Saturday, July 5, 2008

It was on July 4th



This July 4th I feel on shaky ground with my country. I got my fellow classmates attention at dinner with a clink on my water glass. I raised my wine glass for more of a prayer than a toast. Honoring that it was the Independence day of my country, yet I feel less independent than ever. I feel shame and embarrassment for the way that my country is being lead. I offered a prayer that we will not chose war again, that maybe Obama is a glimmer of hope.

There was a time when I would fly my flag on July 4th. That has not happened in many years. Four out of five of my last Independence day celebrations were spent here in Europe. With people from around the world. Seeing our country through their eyes. I don't know where I am going with this, except to say that my heart is heavy as I hear news about a possible attack on Iraq. I want to feel empowered to make change, yet I feel powerless. I want to feel hope for the future, yet I don't want to be let down. And then, if I don't do my best, how will I be able to look at myself in the mirror? Is there power in being willing to do all I can despite the threat of disappointment? Am I willing to give my best, knowing that it could end in hurt? I have spent the last 3 weeks looking at suffering and hopelessness. Is Hope a verb? Does it need action attached to it in order to make it real?

I think for me it does. I am willing to give it a try. To come out of my own political apathy of sorts to see, can little ole me make a difference. And maybe the only difference will be within myself, and that I think will be worth it.

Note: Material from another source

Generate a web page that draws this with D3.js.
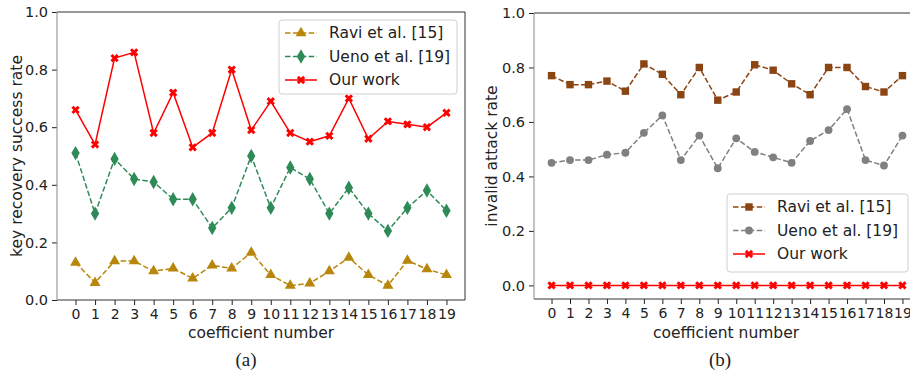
<!DOCTYPE html>
<html>
<head>
<meta charset="utf-8">
<script src="https://cdn.jsdelivr.net/npm/d3@7"></script>
<style>
  body { margin: 0; background: #fff; }
  text { font-family: "DejaVu Sans", sans-serif; fill: #222; }
</style>
</head>
<body>
<div id="chart"></div>
<script>
// data
var coeffs = d3.range(20);
var yTicks = [0, 0.2, 0.4, 0.6, 0.8, 1.0];

// (a) key recovery success rate
var raviA = [0.13, 0.06, 0.135, 0.135, 0.10, 0.11, 0.075, 0.12, 0.11, 0.165, 0.087, 0.05, 0.058, 0.10, 0.147, 0.087, 0.05, 0.137, 0.107, 0.087];
var uenoA = [0.51, 0.30, 0.49, 0.42, 0.41, 0.35, 0.35, 0.25, 0.32, 0.50, 0.32, 0.46, 0.42, 0.30, 0.39, 0.30, 0.24, 0.32, 0.38, 0.31];
var oursA = [0.66, 0.54, 0.84, 0.86, 0.58, 0.72, 0.53, 0.58, 0.80, 0.59, 0.69, 0.58, 0.55, 0.57, 0.70, 0.56, 0.62, 0.61, 0.60, 0.65];

// (b) invalid attack rate
var raviB = [0.77, 0.737, 0.737, 0.75, 0.713, 0.813, 0.775, 0.70, 0.80, 0.68, 0.71, 0.81, 0.79, 0.74, 0.70, 0.80, 0.80, 0.73, 0.71, 0.77];
var uenoB = [0.45, 0.46, 0.46, 0.48, 0.487, 0.56, 0.624, 0.46, 0.55, 0.43, 0.54, 0.49, 0.47, 0.45, 0.53, 0.57, 0.647, 0.46, 0.44, 0.55];
var oursB = [0, 0, 0, 0, 0, 0, 0, 0, 0, 0, 0, 0, 0, 0, 0, 0, 0, 0, 0, 0];

var svg = d3.select("#chart").append("svg")
  .attr("width", 910)
  .attr("height", 373);

// filled "X" marker like matplotlib
var symbolXFill = {
  draw: function(ctx, size) {
    var r = Math.sqrt(size) / 2, t = r * 0.5;
    var pts = [[-r, -r + t], [-r + t, -r], [0, -t], [r - t, -r], [r, -r + t], [t, 0],
               [r, r - t], [r - t, r], [0, t], [-r + t, r], [-r, r - t], [-t, 0]];
    ctx.moveTo(pts[0][0], pts[0][1]);
    for (var i = 1; i < pts.length; i++) ctx.lineTo(pts[i][0], pts[i][1]);
    ctx.closePath();
  }
};

function drawPanel(cfg) {
  var x = d3.scaleLinear().domain([-0.95, 19.95]).range([cfg.left, cfg.right]);
  var y = d3.scaleLinear().domain(cfg.yDomain).range([cfg.bottom, cfg.top]);
  var g = svg.append("g");

  // axes
  g.append("g")
    .attr("transform", "translate(0," + cfg.bottom + ")")
    .call(d3.axisBottom(x).tickValues(coeffs).tickFormat(d3.format("d")).tickSize(5).tickPadding(4))
    .call(function(a) {
      a.select(".domain").remove();
      a.selectAll("line").attr("stroke", "#222");
      a.selectAll("text").attr("font-size", 14).style("font-family", "DejaVu Sans");
    });
  g.append("g")
    .attr("transform", "translate(" + cfg.left + ",0)")
    .call(d3.axisLeft(y).tickValues(yTicks).tickFormat(d3.format(".1f")).tickSize(5).tickPadding(4))
    .call(function(a) {
      a.select(".domain").remove();
      a.selectAll("line").attr("stroke", "#222");
      a.selectAll("text").attr("font-size", 14.5).style("font-family", "DejaVu Sans");
    });

  // spines
  g.append("line").attr("x1", cfg.left).attr("x2", cfg.right).attr("y1", cfg.top).attr("y2", cfg.top).attr("stroke", "#333");
  g.append("line").attr("x1", cfg.left).attr("x2", cfg.right).attr("y1", cfg.bottom).attr("y2", cfg.bottom).attr("stroke", "#333");
  g.append("line").attr("x1", cfg.right).attr("x2", cfg.right).attr("y1", cfg.top).attr("y2", cfg.bottom).attr("stroke", "#333");
  g.append("line").attr("x1", cfg.left).attr("x2", cfg.left).attr("y1", cfg.top).attr("y2", cfg.bottom).attr("stroke", "#888");

  var line = d3.line().x(function(d, i) { return x(i); }).y(function(d) { return y(d); });

  cfg.series.forEach(function(s) {
    g.append("path")
      .datum(s.values)
      .attr("d", line)
      .attr("fill", "none")
      .attr("stroke", s.color)
      .attr("stroke-width", 1.5)
      .attr("stroke-dasharray", s.dashed ? "5.5,2.4" : null);
    g.selectAll(null)
      .data(s.values)
      .enter()
      .append("path")
      .attr("transform", function(d, i) { return "translate(" + x(i) + "," + y(d) + ")"; })
      .attr("d", d3.symbol().type(s.symbol).size(s.size))
      .attr("fill", s.color);
  });

  // legend
  var lg = g.append("g").attr("transform", "translate(" + cfg.legend.x + "," + cfg.legend.y + ")");
  lg.append("rect")
    .attr("width", cfg.legend.w).attr("height", cfg.legend.h)
    .attr("rx", 3)
    .attr("fill", "#fff").attr("fill-opacity", 0.8)
    .attr("stroke", "#d0d0d0");
  cfg.series.forEach(function(s, i) {
    var ly = 13 + i * 23.5;
    lg.append("line")
      .attr("x1", 6).attr("x2", 38).attr("y1", ly).attr("y2", ly)
      .attr("stroke", s.color).attr("stroke-width", 1.5)
      .attr("stroke-dasharray", s.dashed ? "5.5,2.4" : null);
    lg.append("path")
      .attr("transform", "translate(22," + ly + ")")
      .attr("d", d3.symbol().type(s.symbol).size(s.size))
      .attr("fill", s.color);
    lg.append("text")
      .attr("x", 50).attr("y", ly).attr("dy", "0.35em")
      .attr("font-size", 15.5)
      .text(s.name);
  });

  // axis titles
  g.append("text")
    .attr("x", cfg.xLabelX)
    .attr("y", 338)
    .attr("text-anchor", "middle")
    .attr("font-size", 15.5)
    .text("coefficient number");
  g.append("text")
    .attr("transform", "translate(" + cfg.yLabelX + "," + ((cfg.top + cfg.bottom) / 2) + ") rotate(-90)")
    .attr("text-anchor", "middle")
    .attr("font-size", 15.5)
    .text(cfg.yLabel);
  g.append("text")
    .attr("x", cfg.captionX).attr("y", 366)
    .attr("text-anchor", "middle")
    .attr("font-size", 19)
    .style("font-family", "Liberation Serif, serif")
    .text(cfg.caption);
}

drawPanel({
  left: 57, right: 465, top: 12, bottom: 300,
  yDomain: [0, 1],
  yLabel: "key recovery success rate", yLabelX: 22,
  xLabelX: 261, captionX: 246, caption: "(a)",
  legend: { x: 279, y: 20, w: 178, h: 74 },
  series: [
    { name: "Ravi et al. [15]", values: raviA, color: "#b8860b", dashed: true, symbol: d3.symbolTriangle, size: 52 },
    { name: "Ueno et al. [19]", values: uenoA, color: "#2e8b57", dashed: true, symbol: d3.symbolDiamond, size: 60 },
    { name: "Our work", values: oursA, color: "#ff0000", dashed: false, symbol: symbolXFill, size: 70 }
  ]
});

drawPanel({
  left: 534, right: 920, top: 13, bottom: 299,
  yDomain: [-0.05, 1.0],
  yLabel: "invalid attack rate", yLabelX: 497,
  xLabelX: 726, captionX: 720, caption: "(b)",
  legend: { x: 727, y: 194, w: 181, h: 78 },
  series: [
    { name: "Ravi et al. [15]", values: raviB, color: "#8b4513", dashed: true, symbol: d3.symbolSquare, size: 55 },
    { name: "Ueno et al. [19]", values: uenoB, color: "#808080", dashed: true, symbol: d3.symbolCircle, size: 48 },
    { name: "Our work", values: oursB, color: "#ff0000", dashed: false, symbol: symbolXFill, size: 70 }
  ]
});
</script>
</body>
</html>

So I commit today to getting on board to make a difference. There was hope in the room when I offered the prayer/toast. Most of the people around the table were from other countries, I was the minority and when I looked around I saw hope in their eyes. Yes we may have had a bit to drink by then, or maybe it was a wish for hope rather than hope itself. I will take it for what it offers me, the momentum to get involved in a bigger way than I have. That is my prayer.